В далеком 1977-м, нафаршированном под завязку разрядкой международной напряженности, строительством БАМа, он переступил порог Литературного института имени Горького, а уже через 2 года (!) вышла его первая книга «Что за горами», отмеченная премией ЦК ВЛКСМ. Удачный старт? Несомненно. Если не учитывать, что из института его исключали трижды, и окончил он его лишь через 11 лет после поступления, в самый разгар «перестройки».

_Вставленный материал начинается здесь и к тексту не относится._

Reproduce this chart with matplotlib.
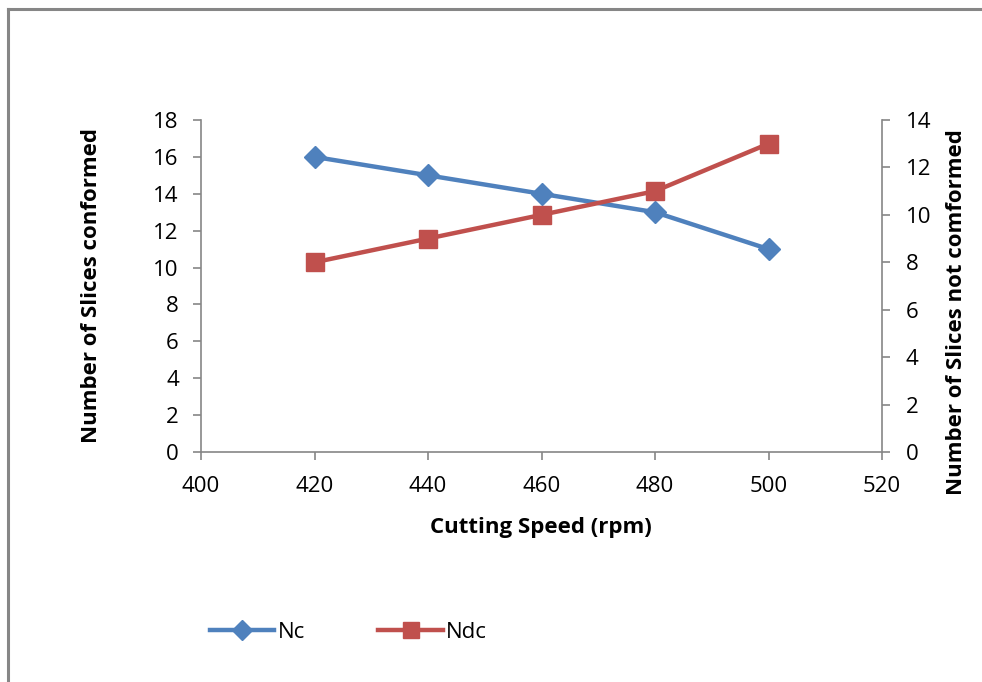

Что было потом? Жизнь. Работа. Поэт был литейщиком, фрезеровщиком, слесарем, сантехником, сторожем, журналистом, даже одно время помощником самарского мэра. Как быстро набивается оскомина на нашей земле, как скоро начинают отливать свинцом все лица, кроме единого!
Не напрасно дорога по свету металась,
Неразгаданной тайною душу маня…
Ни врагов, ни друзей на земле не осталось…
Ничего! никого! — кто бы вспомнил меня!
Я пытался хвататься за тень и за отзвук,
Я прошел этот мир от креста до гурта…
В беспросветных людей я входил,
словно воздух,
И назад вырывался, как пар изо рта.
Переполненный зал…
Приближенье развязки…
Запах клея, бумаги и хохот гвоздей…
Никого на земле! Только слепки и маски,
Только точные копии с мертвых людей.
Только горькая суть рокового подлога
И безумная вера — от мира сего.
Подменили мне Русь, подменили мне Бога,
Подменили мне мать и меня самого.
Никого на земле… Лишь одни лицемеры…
Только чуткая дрожь бесконечных сетей…
И глядят на меня из огня староверы,
Прижимая к груди не рожденных детей.
В какой же ад должна погрузиться душа, чтобы чувствовать мир — так, дышать им, как ядовитым испарением? Кто повинен? Кто ответит за все? Капитан тонущего корабля, с которым Анищенко отождествил Бога?
Год за годом тот же сон,
Те же отзвуки бессмертья.
Тихо падает с икон
Пыль прохожего столетья.
В черной комнате беда,
Худоба одна, худоба.
Тихо тянутся года
От подгузников до гроба.
Я бы сказал — «отхожего». Столетье выдалось отхожим, поскольку по сию пору непереносимо тяжкий дух его почиет на тех, кто беззастенчиво, день за днем продает свою страну и пришлым, и заезжим, имея на том неплохой барыш. Те же, кто не может без омерзения наблюдать за этой сатанинской пляской самых ничтожных и низких самолюбий, те, кто скрывается от нее в деревне, уже не буколически пушкинской, а сегодняшней, гиблой и гибнущей уже которое десятилетие, растерян и давно уже ничего не поймет — кто допустил? Как позволил?
Небу ль ясному внимаю,
Ветры ль буйные бужу,
Что за жизнь? Не понимаю.
Что за путь? Не разгляжу.
Нет пути. Нет отсюда другого пути, кроме вертикального. Вверх.
* * *
Когда умирает поэт, от него остаются стихи и личные вещи. Иногда долги. Поэт связан с ними самой верной и смертной связью. Порой они так велики, что сразу становится понятно: лучшие свои долги он раздал еще будучи в здравии и здравости.
По смерти Пушкина Николай I передал Жуковскому записку, в которой первым пунктом значилось — «заплатить долги». Остальные 5 пунктов тоже были по долгам и вспомоществованию, и весьма немалому. Некоторые и сегодня усматривают в такой щедрости следы посмертного подкупа («убил и оплатил убийство, и т. п.»), но видится почему-то, что теперь, в отсутствие примеров подобной порфироносной щедрости, эти шаги и впрямь кажутся немотивированными. А они были отчасти — отданием долга Поэту так, как его понимал самодержец российский.
Оставив нам на попечение свои стихи, русский поэт Михаил Анищенко поручил каждому из нас память о себе. Будем же верны этой памяти — если не ради него самого, сказавшего все, что хотел и мог, то ради самих себя. Ради хрупкой надежды на то, что сами мы будем когда-нибудь не забыты и памятны хотя бы кому-нибудь.